En sortant du musée, je m’arrête sur un point d’où l’on découvre la partie de la ville appelée le petit Bâle. À gauche, on voit les Vosges ; en face, les montagnes du duché de Bade et la Forêt-Noire ; de l’autre côté, les montagnes du Jura ; à nos pieds, la maison des diaconesses ; à gauche, le pont du Rhin ; derrière la cathédrale, les beaux marronniers ombrageant la promenade ou terrasse.

Sur la place voisine est la bibliothèque bourgeoise, cercle aristocratique de la ville. Plus loin, la maison où les empereurs de Russie et d’Autriche ont logé en 1815. Déjà Napoléon y était descendu en 1806.

Dans cette rue, dite Montée du Rhin, sont l’Université, vieux bâtiment sans apparence, et l’Académie. J’y fais visite au professeur Gerlach, directeur de la bibliothèque. Il me montre la collection des antiquités mexicaines, la plus belle que j’aie encore vue. Le rapport de ces morceaux avec les antiquités égyptiennes est frappant. Placées circulairement sur des étagères formant un coin arrondi, elles font un grand effet sans tenir beaucoup de place. C’est un don fait à Bâle par l’un de ses citoyens ayant longtemps habité le Mexique.

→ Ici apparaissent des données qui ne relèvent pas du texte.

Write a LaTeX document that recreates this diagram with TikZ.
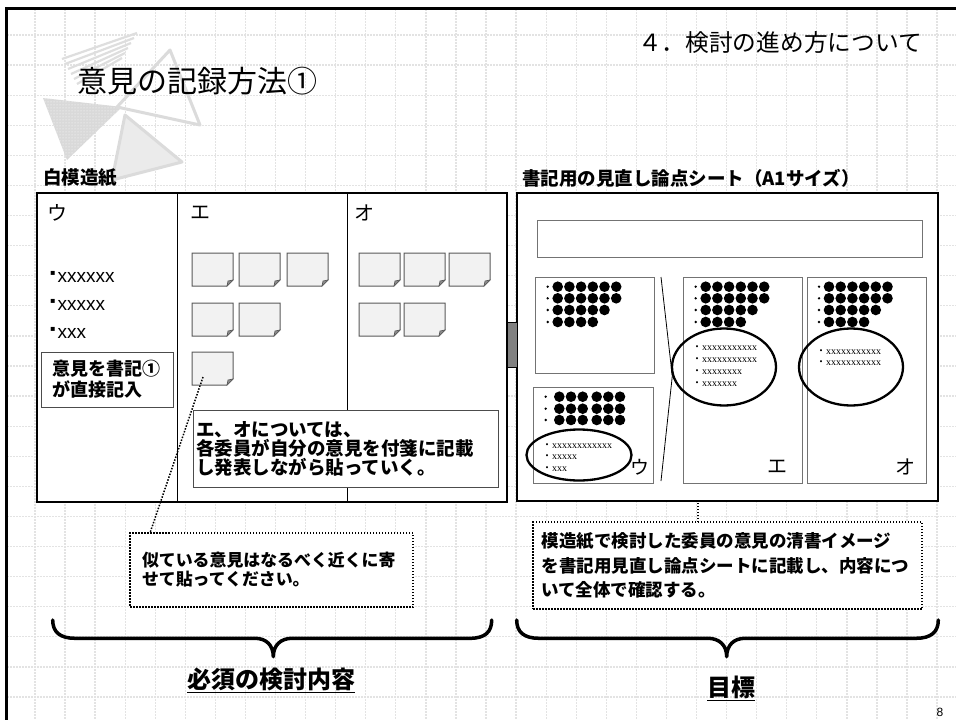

Les haches et les couteaux de pierre y sont semblables aux nôtres.

M. Gerlach, qui allait dîner au moment où j’entrais, car à Bâle on dîne à midi, me reçut d’abord assez froidement : personne, plus qu’un Suisse, n’est pénétré de cet axiôme : Rien ne doit déranger l’honnête homme qui dîne. Mais en entendant mon nom, son accueil devint tout-à-fait cordial, et il ne voulait plus que je le quittasse. Je l’engageai à venir me voir à Abbeville, ce qu’il me promit.

Je veux encore visiter une église, mais il n’y a pas moyen : elle est fermée.

La chaleur étant très-forte, on s’attend ici à avoir du bon vin et en abondance, ce qui fait rire nos Suisses qui, comme on sait, ne le dédaignent pas.